— Кое-что стоит. — Журналист лихо выпил. — Дает толчок воображению.
— И чего вы там навоображали? — заинтересовался Кривошеин.
— «Жизнь замечательных людей». Читали такую серию?
— А, «хрестоматийный глянец». — Антон Павлович разлил по стаканчикам водку. — Давайте по последней за упокой убиенного — и разойдемся. А то поминки эти все больше напоминают следствие.
Саша поднял свой стаканчик, не сводя разноцветных глаз с киношника.
— Антон Павлович, тринадцать лет назад вы приходили сюда прощаться с покойницей?
— Я думаю, все здесь присутствующие попрощались с твоей юной прелестной матерью.
— Все?
— Кроме меня, я запил с горя, — вставил журналист и подмигнул. — И кроме твоей невесты.
— А Иван Павлович?
Математик смотрел на юношу внимательно, не мигая.
— Вы очень умный человек, Иван Павлович, самый умный из соучастников.
— Не преувеличивай.
— Вот скажите сейчас, при всех: какие новые улики обнаружил следователь?
— Сейчас не время.
— Нет, все-таки: кто отрезал у мертвой палец?
Действующие лица скривились, исказились болезненно в мрачноватых отблесках витражных осколков. «Он ведет свою игру, — думал математик, — очень опасную. И кого-то дразнит, берет на понт. Кого?..»
Киношник отрезал:
— Я вообще не верю в этот палец. Ты ведешь какую-то непонятную игру.
Ну как подслушал сокровенные мысли сыщика!
Анна возразила как-то отстраненно:
— Вы ошибаетесь. Я сама его видела и… ничего ужаснее я, наверное, в жизни не видела.
Саша посмотрел на нее долгим взором.
— Анна, а труп дедушки?
Она словно раздумывала.
— Нет, палец ужасней.
— Разговорчики у нас… с душком, — заметил журналист, потягивая из стаканчика. — Инфернальные, так сказать. Но — ведь и вправду щекочет…
— Кто щекочет? — рассеянно уточнил Саша; злой задор оставил его, великая скорбь отражалась на юном лице.
— Кое-кто. Любят людишки пощекотать свои нервишки убийственными подробностями. Особенно, пардон, женщины. Мне довелось в молодости быть судебным репортером — дамы слетались на кровожадный процесс пачками.
— Да брось! — Учитель поморщился. — Ну, есть истерички…
— Уверяю, нормальные женщины. Убийство возбуждает половой инстинкт.
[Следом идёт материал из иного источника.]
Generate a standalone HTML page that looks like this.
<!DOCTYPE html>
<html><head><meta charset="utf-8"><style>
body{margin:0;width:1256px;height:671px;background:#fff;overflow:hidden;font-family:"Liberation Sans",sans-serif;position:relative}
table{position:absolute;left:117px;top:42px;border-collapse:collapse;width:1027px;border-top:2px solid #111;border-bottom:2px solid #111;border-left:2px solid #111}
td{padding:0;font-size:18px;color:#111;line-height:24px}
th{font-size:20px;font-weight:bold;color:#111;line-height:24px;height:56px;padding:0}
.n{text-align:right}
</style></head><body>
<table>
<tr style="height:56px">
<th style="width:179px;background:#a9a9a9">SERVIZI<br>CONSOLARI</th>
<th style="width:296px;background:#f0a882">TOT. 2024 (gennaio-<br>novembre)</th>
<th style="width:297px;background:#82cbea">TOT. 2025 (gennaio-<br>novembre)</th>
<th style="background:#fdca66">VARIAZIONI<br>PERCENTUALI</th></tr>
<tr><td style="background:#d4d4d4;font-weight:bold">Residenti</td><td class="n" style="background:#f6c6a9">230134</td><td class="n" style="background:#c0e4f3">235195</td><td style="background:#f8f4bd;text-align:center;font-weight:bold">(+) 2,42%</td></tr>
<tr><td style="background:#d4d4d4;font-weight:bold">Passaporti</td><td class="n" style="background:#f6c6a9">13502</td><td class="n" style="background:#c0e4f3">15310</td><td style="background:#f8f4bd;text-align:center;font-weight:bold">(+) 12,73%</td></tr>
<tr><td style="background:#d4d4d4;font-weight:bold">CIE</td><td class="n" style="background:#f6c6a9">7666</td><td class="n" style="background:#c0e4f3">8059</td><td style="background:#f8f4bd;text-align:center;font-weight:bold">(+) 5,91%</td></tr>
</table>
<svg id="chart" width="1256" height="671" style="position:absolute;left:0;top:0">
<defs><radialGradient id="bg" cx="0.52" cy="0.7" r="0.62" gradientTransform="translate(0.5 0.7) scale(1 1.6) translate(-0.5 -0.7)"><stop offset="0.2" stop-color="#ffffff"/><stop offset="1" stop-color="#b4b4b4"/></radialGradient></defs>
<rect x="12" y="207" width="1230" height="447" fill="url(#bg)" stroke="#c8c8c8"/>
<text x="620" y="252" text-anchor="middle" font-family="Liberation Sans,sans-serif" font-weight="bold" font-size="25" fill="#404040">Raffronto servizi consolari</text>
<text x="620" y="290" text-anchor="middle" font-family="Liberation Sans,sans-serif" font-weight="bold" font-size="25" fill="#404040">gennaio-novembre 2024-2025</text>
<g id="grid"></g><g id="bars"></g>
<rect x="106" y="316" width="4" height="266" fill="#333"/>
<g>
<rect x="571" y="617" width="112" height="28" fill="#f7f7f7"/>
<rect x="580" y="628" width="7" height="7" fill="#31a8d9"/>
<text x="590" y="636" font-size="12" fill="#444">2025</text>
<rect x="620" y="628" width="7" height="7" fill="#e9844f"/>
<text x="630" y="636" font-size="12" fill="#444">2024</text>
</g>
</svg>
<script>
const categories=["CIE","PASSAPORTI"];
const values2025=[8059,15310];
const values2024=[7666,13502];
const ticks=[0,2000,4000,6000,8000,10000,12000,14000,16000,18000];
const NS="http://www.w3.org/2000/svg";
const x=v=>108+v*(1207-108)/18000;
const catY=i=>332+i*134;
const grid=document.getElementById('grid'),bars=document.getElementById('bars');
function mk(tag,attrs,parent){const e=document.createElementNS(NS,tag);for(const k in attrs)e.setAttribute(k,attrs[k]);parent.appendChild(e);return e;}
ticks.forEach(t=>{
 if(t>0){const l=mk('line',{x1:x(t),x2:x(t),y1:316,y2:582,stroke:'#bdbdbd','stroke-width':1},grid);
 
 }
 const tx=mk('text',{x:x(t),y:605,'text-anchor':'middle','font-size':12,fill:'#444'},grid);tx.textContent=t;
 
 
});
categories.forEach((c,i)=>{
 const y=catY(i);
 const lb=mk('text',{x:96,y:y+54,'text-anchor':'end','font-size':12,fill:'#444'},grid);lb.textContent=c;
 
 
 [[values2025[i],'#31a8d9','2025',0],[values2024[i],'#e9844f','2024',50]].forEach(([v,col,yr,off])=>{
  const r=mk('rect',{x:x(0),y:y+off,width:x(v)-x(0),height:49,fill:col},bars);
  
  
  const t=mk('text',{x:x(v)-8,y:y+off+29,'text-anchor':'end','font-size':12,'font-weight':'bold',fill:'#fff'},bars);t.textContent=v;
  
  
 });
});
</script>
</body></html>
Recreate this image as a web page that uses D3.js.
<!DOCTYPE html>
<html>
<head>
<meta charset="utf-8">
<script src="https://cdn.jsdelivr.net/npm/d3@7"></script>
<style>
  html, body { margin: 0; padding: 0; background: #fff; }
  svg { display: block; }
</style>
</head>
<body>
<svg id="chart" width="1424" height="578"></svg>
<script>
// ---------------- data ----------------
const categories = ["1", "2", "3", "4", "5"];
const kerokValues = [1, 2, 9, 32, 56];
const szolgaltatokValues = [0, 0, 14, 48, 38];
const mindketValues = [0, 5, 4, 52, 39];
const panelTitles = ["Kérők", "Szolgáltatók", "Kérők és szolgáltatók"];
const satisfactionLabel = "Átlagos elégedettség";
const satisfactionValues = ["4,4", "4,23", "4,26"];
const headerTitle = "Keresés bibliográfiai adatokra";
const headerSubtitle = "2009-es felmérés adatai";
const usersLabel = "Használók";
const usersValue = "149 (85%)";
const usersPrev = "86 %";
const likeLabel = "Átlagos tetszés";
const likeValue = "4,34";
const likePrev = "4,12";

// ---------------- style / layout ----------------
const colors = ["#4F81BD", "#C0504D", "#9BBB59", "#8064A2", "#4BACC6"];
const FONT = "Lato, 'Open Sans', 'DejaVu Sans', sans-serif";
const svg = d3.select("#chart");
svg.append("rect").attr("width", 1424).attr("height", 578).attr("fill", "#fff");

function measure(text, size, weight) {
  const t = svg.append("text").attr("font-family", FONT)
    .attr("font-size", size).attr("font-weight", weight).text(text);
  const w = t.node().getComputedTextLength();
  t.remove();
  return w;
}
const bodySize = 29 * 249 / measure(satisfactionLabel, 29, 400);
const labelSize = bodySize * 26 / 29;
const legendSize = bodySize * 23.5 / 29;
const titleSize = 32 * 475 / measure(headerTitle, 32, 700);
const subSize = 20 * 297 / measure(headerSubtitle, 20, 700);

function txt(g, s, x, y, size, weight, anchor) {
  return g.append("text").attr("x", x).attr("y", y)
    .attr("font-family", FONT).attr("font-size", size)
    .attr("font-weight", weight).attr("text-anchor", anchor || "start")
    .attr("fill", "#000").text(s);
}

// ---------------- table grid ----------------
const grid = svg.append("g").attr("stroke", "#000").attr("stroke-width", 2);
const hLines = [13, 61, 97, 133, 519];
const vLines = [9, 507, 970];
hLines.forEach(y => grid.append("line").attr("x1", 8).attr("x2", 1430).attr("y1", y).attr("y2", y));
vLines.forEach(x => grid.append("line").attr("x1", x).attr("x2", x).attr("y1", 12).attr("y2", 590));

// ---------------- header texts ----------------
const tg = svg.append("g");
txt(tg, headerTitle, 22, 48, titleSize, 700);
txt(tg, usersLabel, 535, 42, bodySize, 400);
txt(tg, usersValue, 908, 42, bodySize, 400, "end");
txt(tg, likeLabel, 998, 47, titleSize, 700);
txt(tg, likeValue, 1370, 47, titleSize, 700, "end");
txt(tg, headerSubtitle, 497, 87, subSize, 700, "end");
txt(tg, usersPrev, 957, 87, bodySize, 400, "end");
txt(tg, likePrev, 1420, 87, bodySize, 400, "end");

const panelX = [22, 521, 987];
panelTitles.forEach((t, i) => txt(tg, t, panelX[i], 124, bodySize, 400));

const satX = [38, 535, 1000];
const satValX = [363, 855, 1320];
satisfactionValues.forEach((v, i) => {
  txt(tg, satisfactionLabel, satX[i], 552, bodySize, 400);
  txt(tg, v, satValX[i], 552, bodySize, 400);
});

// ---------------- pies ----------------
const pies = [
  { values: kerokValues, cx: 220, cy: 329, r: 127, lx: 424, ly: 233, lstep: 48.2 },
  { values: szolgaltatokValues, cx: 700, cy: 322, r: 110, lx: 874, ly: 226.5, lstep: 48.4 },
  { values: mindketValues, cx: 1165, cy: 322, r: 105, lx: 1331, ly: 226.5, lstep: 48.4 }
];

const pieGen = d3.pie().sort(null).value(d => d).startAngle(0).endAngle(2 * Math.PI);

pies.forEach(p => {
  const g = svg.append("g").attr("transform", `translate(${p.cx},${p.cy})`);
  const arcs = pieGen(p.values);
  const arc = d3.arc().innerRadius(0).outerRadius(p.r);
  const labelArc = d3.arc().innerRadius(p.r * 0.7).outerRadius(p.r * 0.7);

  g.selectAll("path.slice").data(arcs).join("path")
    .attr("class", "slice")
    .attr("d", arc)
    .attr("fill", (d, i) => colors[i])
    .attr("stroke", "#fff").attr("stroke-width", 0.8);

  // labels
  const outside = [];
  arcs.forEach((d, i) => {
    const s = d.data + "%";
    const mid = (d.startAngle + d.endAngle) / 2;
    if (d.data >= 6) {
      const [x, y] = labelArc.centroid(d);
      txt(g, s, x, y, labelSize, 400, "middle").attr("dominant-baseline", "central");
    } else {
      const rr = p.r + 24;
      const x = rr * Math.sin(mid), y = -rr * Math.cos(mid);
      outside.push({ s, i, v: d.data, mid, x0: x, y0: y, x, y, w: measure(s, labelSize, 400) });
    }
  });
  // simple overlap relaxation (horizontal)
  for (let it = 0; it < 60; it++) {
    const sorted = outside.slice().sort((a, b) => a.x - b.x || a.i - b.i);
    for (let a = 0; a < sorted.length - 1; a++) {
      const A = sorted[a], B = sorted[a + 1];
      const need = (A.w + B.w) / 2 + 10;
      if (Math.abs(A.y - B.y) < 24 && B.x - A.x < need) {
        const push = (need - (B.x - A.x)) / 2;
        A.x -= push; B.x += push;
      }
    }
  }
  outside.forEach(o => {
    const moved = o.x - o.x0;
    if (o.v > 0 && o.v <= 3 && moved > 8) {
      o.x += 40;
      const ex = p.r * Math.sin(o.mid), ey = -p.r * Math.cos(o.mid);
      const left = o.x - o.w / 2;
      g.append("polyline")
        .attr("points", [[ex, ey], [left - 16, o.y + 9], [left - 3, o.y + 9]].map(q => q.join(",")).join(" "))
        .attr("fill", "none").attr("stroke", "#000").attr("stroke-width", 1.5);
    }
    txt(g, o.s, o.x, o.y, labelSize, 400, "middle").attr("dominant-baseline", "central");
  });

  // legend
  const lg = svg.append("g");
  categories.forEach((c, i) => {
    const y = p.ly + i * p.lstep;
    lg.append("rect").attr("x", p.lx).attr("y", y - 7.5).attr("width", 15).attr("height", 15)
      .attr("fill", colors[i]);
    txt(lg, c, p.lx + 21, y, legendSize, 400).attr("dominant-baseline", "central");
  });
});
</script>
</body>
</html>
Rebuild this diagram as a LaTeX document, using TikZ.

— Разве нормальная женщина может быть убийцей?
Простодушный вопрос Анны заставил журналиста усмехнуться.
— О, детка, вы еще ребенок, что вы понимаете в кровожадном боге Эросе. Софья Юрьевна, как по-вашему, это извращение или…
— По-моему… — Она грузно поднялась, по-мужски опрокинула чарку. — Пусть земля ему будет пухом! По-моему, пора расходиться.
ГЛАВА 22
По приказу великанши ядерщицы садомазохистские поминки кончились. Журналист ушел с Кривошеиными, учитель задержался. Похоже, старые друзья избегают друг друга!
Анна убирала со стола, трое мужчин наблюдали рассеянно. Ненароков нарушил молчание:
— Саша, где ты предполагаешь жить?
— В родном доме, где ж еще. Когда началась смутная эпоха, дедушка догадался откупить дачу у государства.
— А московскую квартиру?
— Откупил. Но меня туда не тянет.
— Ты же понимаешь, сейчас тут оставаться опасно.
Саша спросил в упор:
— Вы встречались с дедушкой в пятницу?
— Нет.
— И не поинтересовались, зачем он вас позвал?
— Он ответил, что это не телефонный разговор. Я предлагаю: поживи у меня.
— Нас Иван Павлович пока приютил.
— И долго это будет продолжаться?.. — Ненароков мельком взглянул на математика. — Вы упоминали о каких-то новых уликах.
«Совестливый учитель остался про улики выведать!» — цинично подумал Иван Павлович и покивал, закуривая.
— Скоро прихлопнем голубчика.
— Какие улики-то? — уточнил Саша.
— Преступник наследил в кабинете академика.
Из рук Анны выскользнуло тяжелое фарфоровое блюдо и с грохотом рассыпалось у ног математика.
— К счастью, — сказал он. — Я подберу.
Она отнесла поднос с посудой на кухню, остановилась у открытого окна, отсутствующе глядя в заросли сирени. Послышались шаги, он вошел с пестрыми осколками в руках.
— Анна, что с тобой?
— Ой, я не знаю. Ну просто детский какой-то страх.
— Детский? — Осколки громогласно просыпались в мусорное ведро. — Сегодня ты выглядишь совсем взрослой. — Он смотрел на ее косы, уложенные прекрасной короной вокруг головы.